Foxx’s nomination is no surprise. The Democrat had already announced he would not run for a third term as mayor this year. Foxx was 38 when first elected Charlotte’s mayor in 2009, making him the youngest mayor in the city’s history. He won reelection in a landslide in 2011, making him a valuable campaigner for Obama in 2012, when North Carolina was in play. The Democrats held their national convention in Charlotte last year, and Foxx made several high-profile appearances with the president. Though Mitt Romney ultimately won North Carolina, Foxx enhanced his reputation with national Democratic leaders in the process.
His critics say Foxx’s transportation experience is thin. He has worked with the Department of Transportation (DOT) on several local and regional projects that required federal involvement, including an expansion of the city’s multi-billion-dollar LYNX light-rail system, and an intermodal air/train/truck terminal at Charlotte/Douglas International Airport, which is one of the largest in the nation.
Foxx also has had some miscues. He’s been a champion of the Charlotte Streetcar Project, but has had trouble generating public support for the electric-tram service. And during his tenure as mayor he’s been involved in what has been so far a losing fight with the Republican-controlled North Carolina legislature to wrestle control of the airport authority from the city in favor of a regional commission.

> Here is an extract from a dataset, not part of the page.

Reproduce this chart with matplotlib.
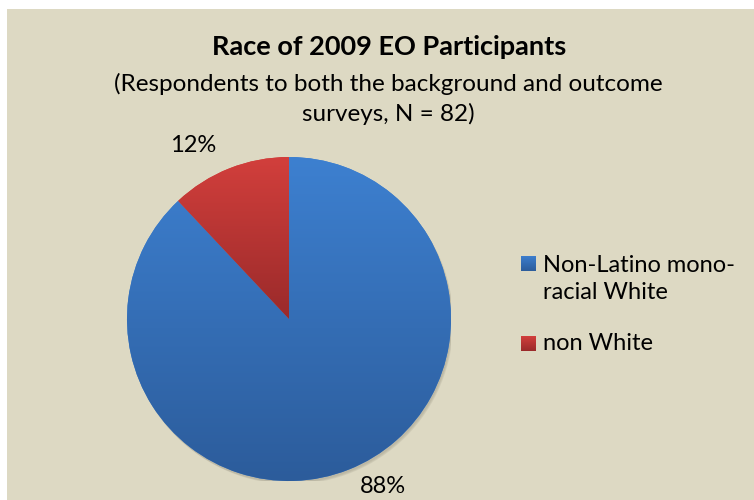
import matplotlib.pyplot as plt
import numpy as np
from matplotlib.colors import LinearSegmentedColormap
from matplotlib.patches import Rectangle, Circle

plt.rcParams['font.family'] = ['Lato', 'DejaVu Sans']

labels = ['Non-Latino mono-\nracial White', 'non White']
shares = [88, 12]
top_colors = ['#3d80d0', '#d23f3c']
bottom_colors = ['#2c5c9b', '#9a2a2a']

title = 'Race of 2009 EO Participants'
subtitle = '(Respondents to both the background and outcome\nsurveys, N = 82)'

W, H = 754, 500
fig = plt.figure(figsize=(W / 100, H / 100), dpi=100, facecolor='white')

# chart area background
bg = fig.add_axes([7 / W, 0, 1 - 7 / W, 1 - 9 / H])
bg.set_facecolor('#ddd9c3')
bg.set_xticks([])
bg.set_yticks([])
for s in bg.spines.values():
    s.set_visible(False)

cx, cy, r = 289, 319, 162
ax = fig.add_axes([(cx - r) / W, (H - cy - r) / H, 2 * r / W, 2 * r / H])
ax.set_xlim(-1.0, 1.0)
ax.set_ylim(-1.0, 1.0)
ax.set_aspect('equal')
ax.axis('off')

# soft drop shadow under the pie
for k, a in enumerate([0.08, 0.08, 0.10]):
    ax.add_patch(Circle((0.006 + 0.004 * k, -0.012 - 0.004 * k), 1.0,
                        color='#5a5647', alpha=a, lw=0, zorder=0))

wedges, _ = ax.pie(shares, startangle=90, counterclock=False, radius=1.0,
                   colors=top_colors, wedgeprops=dict(linewidth=0))

# vertical gradient fill clipped to each slice, light at the top
grad = np.linspace(0, 1, 256).reshape(-1, 1)
for w, c0, c1 in zip(wedges, top_colors, bottom_colors):
    w.set_zorder(1)
    x0, y0, x1, y1 = w.get_path().get_extents(w.get_patch_transform()).extents
    cmap = LinearSegmentedColormap.from_list('g', [c0, c1])
    im = ax.imshow(grad, cmap=cmap, extent=[x0, x1, y0, y1], aspect='auto',
                   origin='upper', zorder=2)
    im.set_clip_path(w)
ax.set_xlim(-1.0, 1.0)
ax.set_ylim(-1.0, 1.0)

ax.text(-0.593, 1.068, f'{shares[1]}%', ha='center', va='center', fontsize=17)
ax.text(0.58, -1.037, f'{shares[0]}%', ha='center', va='center', fontsize=17,
        clip_on=False)

fig.text(389 / W, 1 - 47 / H, title, ha='center', va='center',
         fontsize=19.5, fontweight='bold')
fig.text(388 / W, 1 - 99 / H, subtitle, ha='center', va='center',
         fontsize=17.5, linespacing=1.4)

# legend with small gradient keys
for lab, c0, c1, y in zip(labels, top_colors, bottom_colors, [263, 343]):
    kx = fig.add_axes([521 / W, 1 - (y + 8) / H, 15 / W, 15 / H])
    kx.imshow(grad, cmap=LinearSegmentedColormap.from_list('k', [c0, c1]),
              aspect='auto')
    kx.axis('off')
    if '\n' in lab:
        fig.text(543 / W, 1 - (y + 16) / H, lab, ha='left', va='center',
                 fontsize=17, linespacing=1.4)
    else:
        fig.text(543 / W, 1 - y / H, lab, ha='left', va='center', fontsize=17)

fig.savefig('out.png', dpi=100, facecolor='white')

But Foxx will likely not face much opposition for the Obama Cabinet post. In many ways, he has blue-chip credentials. He graduated from the elite Davidson College in North Carolina and went to law school at New York University. He clerked for a federal judge and served stints in Washington with the Department of Justice and with the House Judiciary Committee. Prior to becoming mayor, Foxx served two terms on the Charlotte City Council. Another asset: Foxx is Obama’s first black nominee among the new Cabinet members appointed for his second term. The president faced criticism early in his second term for a lack of diversity among his nominees.
If confirmed by the Senate, Foxx would take over a department with an annual budget exceeding $70 billion and nearly 60,000 employees. The DOT has been spending federal dollars lately on economic stimulus projects, including road and airport runway construction. But budget cuts are putting the squeeze on the department Foxx hopes to leads. A case in point: The DOT oversees the Federal Aviation Administration, which has come under fire lately for furloughing air traffic controllers and then blaming the move on the sequester. The furloughs caused delays at many airports, frustrating travelers. Congress reached a deal last week to provide the Transportation Department budget flexibility needed to end the furloughs.